I go on about this because I’m not really interested in recalling the proper plot of Tell No One. I’ll give you a hint – imagine watching the first half of The Vanishing on TV, and then having your cable box go out. You manage to turn it on again, only to get the wrong channel, The Vanishing having, at an instant, given way to some sort of ludicrous, labored, John Grisham-flavored conspiracy thriller. Grisham, as dull as his novels and pictures tend to be, at least bothers to pave the way for his revelations as he goes. Canet doesn’t have the storytelling instincts for that, he trips up (he may have felt too obligated to the Harlan Coben novel that’s inspired him). The missing/dead wife’s disappearance has something to do with her job, and, for the life or me, I don’t think I was aware of her occupation until it was introduced as the Explanation for Everything That Has Transpired. Canet, after a brisk first half, gets bogged down in the introduction of one expository character after another, and One Big Explanation doesn’t suffice, we hear parts of it over and over.
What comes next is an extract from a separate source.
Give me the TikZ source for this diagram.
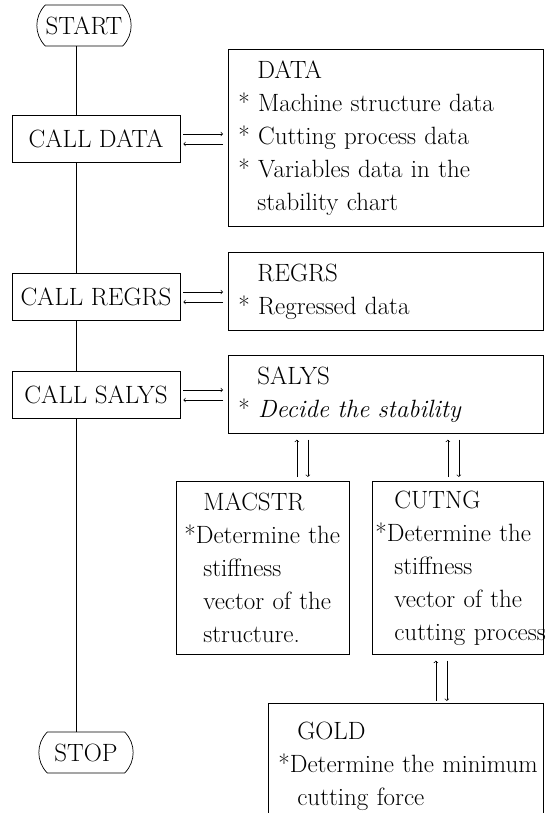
\documentclass[tikz,border=0pt]{standalone}
\usetikzlibrary{shapes.misc, arrows}

\newcommand{\ind}{\hphantom{*}\hspace*{0.3em}}
\hyphenpenalty=10000

\tikzstyle{txt} = [font=\fontsize{25}{33}\selectfont]
\tikzstyle{startstop} = [txt, rounded rectangle, rounded rectangle arc length=90, minimum width=101pt, minimum height=41pt, draw=black]
\tikzstyle{call} = [txt, rectangle, minimum width=168pt, minimum height=47pt, draw=black]
\tikzstyle{module} = [txt, rectangle, anchor=north west, align=left, inner xsep=10pt, draw=black]
\tikzstyle{arrow} = [->,>=to]

\begin{document}
\begin{tikzpicture}[x=1pt, y=-1pt, line width=0.7pt]

    \useasboundingbox (0,0) rectangle (553,813);

    \node (start) [startstop] at (84,25.5) {START};
    \node (calldata) [call] at (96,139) {CALL DATA};
    \node (callregrs) [call] at (96,297) {CALL REGRS};
    \node (callsalys) [call] at (96,395) {CALL SALYS};
    \node (stop) [startstop] at (86,752.5) {STOP};

    \node (data) [module, text width=295pt, minimum height=177pt] at (228,49)
        {\ind DATA\\{*} Machine~structure~data\\{*} Cutting~process~data\\{*} Variables~data~in~the\\\ind stability~chart};
    \node (regrs) [module, text width=295pt, minimum height=78pt] at (228,252)
        {\ind REGRS\\{*} Regressed~data};
    \node (salys) [module, text width=295pt, minimum height=78pt] at (228,355)
        {\ind SALYS\\{*} \textit{Decide~the~stability}};
    \node (macstr) [module, text width=157pt, inner xsep=8pt, minimum height=173pt] at (176,481)
        {\ind MACSTR\\{*}Determine~the\\\ind stiffness\\\ind vector~of~the\\\ind structure.};
    \node (cutng) [module, text width=165pt, inner xsep=3pt, minimum height=173pt] at (372,481)
        {\ind CUTNG\\{*}Determine~the\\\ind stiffness\\\ind vector~of~the\\\ind cutting~process};
    \node (gold) [module, draw=none, text width=255pt, minimum height=126pt] at (268,703)
        {\ind GOLD\\{*}Determine~the~minimum\\\ind cutting~force};

    % main line
    \coordinate (spine) at (76,0);
    \draw (start.south -| spine) -- (calldata.north -| spine);
    \draw (calldata.south -| spine) -- (callregrs.north -| spine);
    \draw (callregrs.south -| spine) -- (callsalys.north -| spine);
    \draw (callsalys.south -| spine) -- (stop.north -| spine);

    % calls
    \draw [arrow, shorten <=3pt, shorten >=5pt] ([yshift=5pt]calldata.east) -- ([yshift=5pt]calldata.east -| data.west);
    \draw [arrow, shorten <=5pt, shorten >=3pt] ([yshift=-5pt]calldata.east -| data.west) -- ([yshift=-5pt]calldata.east);
    \draw [arrow, shorten <=3pt, shorten >=5pt] ([yshift=5pt]callregrs.east) -- ([yshift=5pt]callregrs.east -| regrs.west);
    \draw [arrow, shorten <=5pt, shorten >=3pt] ([yshift=-5pt]callregrs.east -| regrs.west) -- ([yshift=-5pt]callregrs.east);
    \draw [arrow, shorten <=3pt, shorten >=5pt] ([yshift=5pt]callsalys.east) -- ([yshift=5pt]callsalys.east -| salys.west);
    \draw [arrow, shorten <=5pt, shorten >=3pt] ([yshift=-5pt]callsalys.east -| salys.west) -- ([yshift=-5pt]callsalys.east);

    % subroutines
    \draw [arrow, shorten <=4pt, shorten >=6pt] ([xshift=34pt]macstr.north) -- ([xshift=34pt]macstr.north |- salys.south);
    \draw [arrow, shorten <=6pt, shorten >=4pt] ([xshift=45pt]macstr.north |- salys.south) -- ([xshift=45pt]macstr.north);
    \draw [arrow, shorten <=4pt, shorten >=6pt] ([xshift=-10pt]cutng.north) -- ([xshift=-10pt]cutng.north |- salys.south);
    \draw [arrow, shorten <=6pt, shorten >=4pt] ([xshift=1pt]cutng.north |- salys.south) -- ([xshift=1pt]cutng.north);
    \draw [arrow, shorten <=2pt, shorten >=6pt] ([xshift=-22pt]cutng.south |- gold.north) -- ([xshift=-22pt]cutng.south);
    \draw [arrow, shorten <=6pt, shorten >=2pt] ([xshift=-11pt]cutng.south) -- ([xshift=-11pt]cutng.south |- gold.north);

    % open box
    \coordinate (bottom) at (0,813);
    \draw (gold.north west |- bottom) -- (gold.north west) -- (gold.north east) -- (gold.north east |- bottom);

\end{tikzpicture}
\end{document}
The picture becomes so unwieldy that I wondered for a moment if Canet was, perhaps, working toward the kind of resolution that was briefly in vogue a few years ago – the kind of ploy that would cancel two-thirds of the picture out as merely Alex’s grieve-stricken fever dream. I normally don’t go for that (it worked in Mulholland Dr. – beautifully) but it would have given Canet, and us, an out.
There is an unintended poignancy to the sloppiness of Canet’s construction. Tell No One has, even in its shakier passages, a consistence – that empathy that we seek from thrillers. Tell No One has a fragile, completely un-post-modern quality, the picture captures grief; and its ultimate, regrettable, absurdity only reinforces the strength of the picture’s relation to its hero. Tell No One feels like the film Cluzet watched to soothe himself the night after he lost his wife – to loose himself in mechanics. You damn near buy the ending in spite of yourself, because Canet and Cluzet have poked through the rules of rationality we use as our defenses against nonsense. Simply, you want Cluzet to find her.